● Exercise details: Print, word for word, every line from the beginning of the listing up to and including the line with "FIGSIZE = (8, 3.52)". Pictures are to be excluded.

● Dataset excerpt:

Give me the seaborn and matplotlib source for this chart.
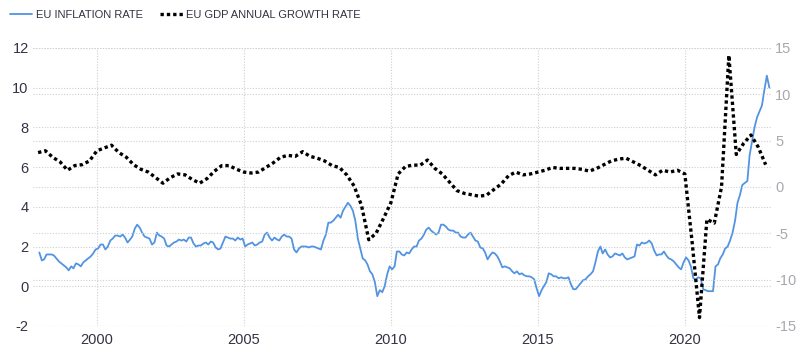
import matplotlib
matplotlib.use('Agg')
import matplotlib.pyplot as plt
import matplotlib.dates as mdates
import pandas as pd
import seaborn as sns

SET_DPI = 100
FIGSIZE = (8, 3.52)

# EU inflation rate, monthly, Jan 1998 - Nov 2022 (left axis)
inflation = [
    1.7, 1.3, 1.35, 1.6, 1.6, 1.6, 1.55, 1.4, 1.25, 1.15, 1.05, 0.95,   # 1998
    0.8, 1.0, 0.9, 1.15, 1.1, 1.0, 1.2, 1.3, 1.4, 1.5, 1.65, 1.85,      # 1999
    1.9, 2.1, 2.1, 1.85, 2.0, 2.3, 2.4, 2.55, 2.55, 2.5, 2.6, 2.45,     # 2000
    2.2, 2.35, 2.5, 2.9, 3.1, 2.95, 2.7, 2.5, 2.45, 2.4, 2.1, 2.2,      # 2001
    2.7, 2.55, 2.5, 2.4, 2.05, 2.0, 2.1, 2.2, 2.25, 2.35, 2.3, 2.35,    # 2002
    2.25, 2.45, 2.45, 2.15, 2.0, 2.05, 2.05, 2.15, 2.2, 2.1, 2.25, 2.2, # 2003
    1.95, 1.85, 1.9, 2.2, 2.5, 2.45, 2.4, 2.4, 2.3, 2.45, 2.35, 2.4,    # 2004
    2.0, 2.1, 2.15, 2.2, 2.05, 2.1, 2.2, 2.25, 2.6, 2.7, 2.45, 2.3,     # 2005
    2.45, 2.35, 2.3, 2.5, 2.6, 2.5, 2.5, 2.4, 1.85, 1.7, 1.9, 2.0,      # 2006
    2.0, 2.0, 1.95, 2.0, 2.0, 1.95, 1.9, 1.85, 2.3, 2.6, 3.2, 3.2,      # 2007
    3.3, 3.45, 3.6, 3.45, 3.8, 4.0, 4.2, 4.05, 3.8, 3.3, 2.4, 1.9,      # 2008
    1.4, 1.3, 1.1, 0.75, 0.6, 0.2, -0.5, -0.2, -0.3, 0.0, 0.6, 1.0,     # 2009
    0.85, 1.0, 1.75, 1.75, 1.6, 1.55, 1.7, 1.65, 1.85, 2.0, 2.0, 2.3,   # 2010
    2.4, 2.6, 2.85, 2.95, 2.8, 2.7, 2.6, 2.7, 3.1, 3.1, 3.0, 2.85,      # 2011
    2.8, 2.8, 2.7, 2.7, 2.5, 2.45, 2.45, 2.6, 2.7, 2.5, 2.3, 2.25,      # 2012
    1.95, 1.9, 1.7, 1.35, 1.55, 1.7, 1.65, 1.5, 1.25, 0.95, 1.0, 0.95,  # 2013
    0.9, 0.75, 0.65, 0.75, 0.6, 0.65, 0.55, 0.5, 0.5, 0.45, 0.35, -0.1, # 2014
    -0.5, -0.2, 0.0, 0.2, 0.65, 0.6, 0.5, 0.5, 0.4, 0.45, 0.4, 0.4,     # 2015
    0.45, 0.1, -0.15, -0.15, 0.0, 0.15, 0.3, 0.35, 0.5, 0.6, 0.75, 1.2, # 2016
    1.75, 2.0, 1.65, 1.85, 1.6, 1.45, 1.5, 1.65, 1.6, 1.55, 1.65, 1.45, # 2017
    1.35, 1.4, 1.45, 1.5, 2.1, 2.05, 2.2, 2.15, 2.2, 2.3, 2.15, 1.8,    # 2018
    1.55, 1.6, 1.6, 1.75, 1.55, 1.4, 1.35, 1.25, 1.1, 0.95, 0.85, 1.2,  # 2019
    1.45, 1.3, 1.0, 0.4, 0.35, 0.45, 0.4, -0.15, -0.2, -0.25, -0.25, -0.25,  # 2020
    1.0, 1.1, 1.4, 1.6, 1.9, 2.0, 2.3, 2.7, 3.3, 4.2, 4.6, 5.1,         # 2021
    5.2, 5.3, 6.6, 7.3, 8.0, 8.5, 8.8, 9.1, 9.9, 10.6, 10.0,            # 2022
]

# EU GDP annual growth rate, quarterly, Q4 1997 - Q3 2022 (right axis)
gdp_growth = [
    3.7,
    3.9, 3.2, 2.7, 1.8,      # 1998
    2.3, 2.4, 2.8, 3.9,      # 1999
    4.2, 4.5, 3.7, 3.2,      # 2000
    2.4, 1.9, 1.6, 1.0,      # 2001
    0.4, 1.0, 1.4, 1.3,      # 2002
    0.8, 0.4, 0.9, 1.7,      # 2003
    2.3, 2.3, 1.9, 1.6,      # 2004
    1.5, 1.6, 2.1, 2.6,      # 2005
    3.2, 3.4, 3.3, 3.8,      # 2006
    3.3, 3.1, 2.8, 2.3,      # 2007
    2.1, 1.3, 0.1, -2.0,     # 2008
    -5.7, -5.0, -3.4, -1.7,  # 2009
    1.4, 2.2, 2.35, 2.35,    # 2010
    2.9, 2.0, 1.4, 0.5,      # 2011
    -0.4, -0.7, -0.85, -1.0, # 2012
    -0.9, -0.3, 0.3, 1.2,    # 2013
    1.6, 1.3, 1.4, 1.6,      # 2014
    1.8, 2.1, 2.0, 2.0,      # 2015
    2.0, 1.9, 1.7, 2.0,      # 2016
    2.4, 2.8, 3.0, 3.1,      # 2017
    2.7, 2.3, 1.8, 1.3,      # 2018
    1.8, 1.6, 1.8, 1.4,      # 2019
    -6.0, -14.1, -3.5, -3.9, # 2020
    0.0, 14.2, 3.5, 4.7,     # 2021
    5.6, 4.3, 2.4,           # 2022
]

left_ticks = [-2, 0, 2, 4, 6, 8, 10, 12]
right_ticks = [-15, -10, -5, 0, 5, 10, 15]
year_ticks = [2000, 2005, 2010, 2015, 2020]

blue = '#5294e2'
grid_kw = dict(color='#cfcfcf', linewidth=0.8, linestyle=(0, (1, 1.5)))

infl_df = pd.DataFrame({
    'date': pd.date_range('1998-01-01', periods=len(inflation), freq='MS') + pd.Timedelta(days=14),
    'value': inflation,
})
gdp_df = pd.DataFrame({
    'date': pd.date_range('1997-12-31', periods=len(gdp_growth), freq='QE'),
    'value': gdp_growth,
})

sns.set_style('white')
plt.rcParams['font.family'] = ['Liberation Sans', 'DejaVu Sans']
plt.rcParams['axes.unicode_minus'] = False

fig, ax = plt.subplots(figsize=FIGSIZE, dpi=SET_DPI)
fig.subplots_adjust(left=0.041, right=0.964, top=0.864, bottom=0.074)
ax2 = ax.twinx()

sns.lineplot(data=infl_df, x='date', y='value', ax=ax, color=blue, linewidth=1.3,
             label='EU INFLATION RATE', legend=False)
sns.lineplot(data=gdp_df, x='date', y='value', ax=ax2, color='black', linewidth=2.4,
             linestyle=(0, (1, 0.9)), label='EU GDP ANNUAL GROWTH RATE', legend=False)

ax.set_ylim(-2, 12)
ax2.set_ylim(-15, 15)
ax.set_xlim(pd.Timestamp('1997-10-26'), pd.Timestamp('2022-12-08'))
ax.set_yticks(left_ticks)
ax2.set_yticks(right_ticks)
ax.set_xticks([pd.Timestamp(f'{y}-01-01') for y in year_ticks])
ax.xaxis.set_major_formatter(mdates.DateFormatter('%Y'))

ax.set_xlabel('')
ax.set_ylabel('')
ax2.set_ylabel('')

ax.grid(True, **grid_kw)
ax2.grid(True, axis='y', **grid_kw)
ax.set_axisbelow(True)
ax2.set_axisbelow(True)

for a in (ax, ax2):
    for s in a.spines.values():
        s.set_visible(False)

ax.tick_params(axis='y', length=0, pad=3, labelsize=10.5, labelcolor='#333344')
ax.tick_params(axis='x', length=0, pad=5, labelsize=10.5, labelcolor='#333344')
ax2.tick_params(axis='y', length=0, pad=3, labelsize=10.5, labelcolor='#a8a8b0')

h1, l1 = ax.get_legend_handles_labels()
h2, l2 = ax2.get_legend_handles_labels()
fig.legend(h1 + h2, l1 + l2, loc='upper left', bbox_to_anchor=(0.0, 1.0), ncol=2,
           frameon=False, fontsize=8, handlelength=2.0, columnspacing=1.6,
           handletextpad=0.3, labelcolor='#333344')

plt.savefig('out.png', dpi=SET_DPI)
plt.close()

● Solution to this task:
Give me the seaborn and matplotlib source for this chart.
import matplotlib
matplotlib.use('Agg')
import matplotlib.pyplot as plt
import matplotlib.dates as mdates
import pandas as pd
import seaborn as sns

SET_DPI = 100
FIGSIZE = (8, 3.52)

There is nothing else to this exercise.